▼▼▼
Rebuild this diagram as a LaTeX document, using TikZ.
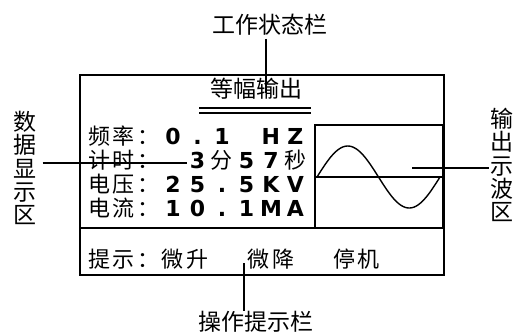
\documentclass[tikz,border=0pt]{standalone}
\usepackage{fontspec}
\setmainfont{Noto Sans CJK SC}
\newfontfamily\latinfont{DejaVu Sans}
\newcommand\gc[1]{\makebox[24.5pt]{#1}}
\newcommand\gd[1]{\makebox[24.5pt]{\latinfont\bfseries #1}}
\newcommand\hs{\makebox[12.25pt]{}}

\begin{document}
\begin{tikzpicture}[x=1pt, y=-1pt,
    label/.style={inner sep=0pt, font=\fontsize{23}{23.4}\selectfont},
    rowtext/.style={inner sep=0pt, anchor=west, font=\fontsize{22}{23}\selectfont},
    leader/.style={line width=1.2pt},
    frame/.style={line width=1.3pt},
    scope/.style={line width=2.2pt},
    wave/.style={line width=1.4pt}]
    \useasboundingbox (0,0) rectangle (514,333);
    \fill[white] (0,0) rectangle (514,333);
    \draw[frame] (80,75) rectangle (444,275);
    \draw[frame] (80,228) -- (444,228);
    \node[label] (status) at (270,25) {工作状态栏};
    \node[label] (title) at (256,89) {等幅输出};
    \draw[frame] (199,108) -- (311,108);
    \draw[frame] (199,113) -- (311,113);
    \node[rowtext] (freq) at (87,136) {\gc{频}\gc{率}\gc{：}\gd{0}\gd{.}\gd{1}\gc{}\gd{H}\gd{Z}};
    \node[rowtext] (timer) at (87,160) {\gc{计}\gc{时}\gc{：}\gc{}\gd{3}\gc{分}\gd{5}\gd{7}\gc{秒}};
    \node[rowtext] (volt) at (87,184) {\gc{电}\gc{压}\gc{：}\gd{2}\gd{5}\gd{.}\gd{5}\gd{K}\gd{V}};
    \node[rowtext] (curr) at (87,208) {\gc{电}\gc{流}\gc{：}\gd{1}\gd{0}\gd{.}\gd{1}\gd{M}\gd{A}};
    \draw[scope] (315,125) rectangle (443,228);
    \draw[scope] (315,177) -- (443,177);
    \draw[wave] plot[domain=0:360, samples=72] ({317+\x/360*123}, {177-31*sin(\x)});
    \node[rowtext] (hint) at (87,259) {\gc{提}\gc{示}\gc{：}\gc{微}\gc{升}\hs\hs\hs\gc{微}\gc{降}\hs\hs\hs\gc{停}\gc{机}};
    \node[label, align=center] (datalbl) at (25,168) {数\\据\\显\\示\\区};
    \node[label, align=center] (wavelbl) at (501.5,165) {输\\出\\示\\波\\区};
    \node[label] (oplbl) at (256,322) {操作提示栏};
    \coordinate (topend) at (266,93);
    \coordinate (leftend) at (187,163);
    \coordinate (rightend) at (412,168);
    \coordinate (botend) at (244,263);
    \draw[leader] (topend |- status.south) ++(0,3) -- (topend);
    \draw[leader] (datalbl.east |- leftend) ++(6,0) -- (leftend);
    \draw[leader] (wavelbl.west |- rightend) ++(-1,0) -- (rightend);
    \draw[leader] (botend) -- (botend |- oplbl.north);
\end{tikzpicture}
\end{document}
▲▲▲
Instruction
Skipping the pictures, transcribe each line above exactly as it appears.

Answer to this task
Rebuild this diagram as a LaTeX document, using TikZ.
\documentclass[tikz,border=0pt]{standalone}
\usepackage{fontspec}
\setmainfont{Noto Sans CJK SC}
\newfontfamily\latinfont{DejaVu Sans}
\newcommand\gc[1]{\makebox[24.5pt]{#1}}
\newcommand\gd[1]{\makebox[24.5pt]{\latinfont\bfseries #1}}
\newcommand\hs{\makebox[12.25pt]{}}

\begin{document}
\begin{tikzpicture}[x=1pt, y=-1pt,
    label/.style={inner sep=0pt, font=\fontsize{23}{23.4}\selectfont},
    rowtext/.style={inner sep=0pt, anchor=west, font=\fontsize{22}{23}\selectfont},
    leader/.style={line width=1.2pt},
    frame/.style={line width=1.3pt},
    scope/.style={line width=2.2pt},
    wave/.style={line width=1.4pt}]
    \useasboundingbox (0,0) rectangle (514,333);
    \fill[white] (0,0) rectangle (514,333);
    \draw[frame] (80,75) rectangle (444,275);
    \draw[frame] (80,228) -- (444,228);
    \node[label] (status) at (270,25) {工作状态栏};
    \node[label] (title) at (256,89) {等幅输出};
    \draw[frame] (199,108) -- (311,108);
    \draw[frame] (199,113) -- (311,113);
    \node[rowtext] (freq) at (87,136) {\gc{频}\gc{率}\gc{：}\gd{0}\gd{.}\gd{1}\gc{}\gd{H}\gd{Z}};
    \node[rowtext] (timer) at (87,160) {\gc{计}\gc{时}\gc{：}\gc{}\gd{3}\gc{分}\gd{5}\gd{7}\gc{秒}};
    \node[rowtext] (volt) at (87,184) {\gc{电}\gc{压}\gc{：}\gd{2}\gd{5}\gd{.}\gd{5}\gd{K}\gd{V}};
    \node[rowtext] (curr) at (87,208) {\gc{电}\gc{流}\gc{：}\gd{1}\gd{0}\gd{.}\gd{1}\gd{M}\gd{A}};
    \draw[scope] (315,125) rectangle (443,228);
    \draw[scope] (315,177) -- (443,177);
    \draw[wave] plot[domain=0:360, samples=72] ({317+\x/360*123}, {177-31*sin(\x)});
    \node[rowtext] (hint) at (87,259) {\gc{提}\gc{示}\gc{：}\gc{微}\gc{升}\hs\hs\hs\gc{微}\gc{降}\hs\hs\hs\gc{停}\gc{机}};
    \node[label, align=center] (datalbl) at (25,168) {数\\据\\显\\示\\区};
    \node[label, align=center] (wavelbl) at (501.5,165) {输\\出\\示\\波\\区};
    \node[label] (oplbl) at (256,322) {操作提示栏};
    \coordinate (topend) at (266,93);
    \coordinate (leftend) at (187,163);
    \coordinate (rightend) at (412,168);
    \coordinate (botend) at (244,263);
    \draw[leader] (topend |- status.south) ++(0,3) -- (topend);
    \draw[leader] (datalbl.east |- leftend) ++(6,0) -- (leftend);
    \draw[leader] (wavelbl.west |- rightend) ++(-1,0) -- (rightend);
    \draw[leader] (botend) -- (botend |- oplbl.north);
\end{tikzpicture}
\end{document}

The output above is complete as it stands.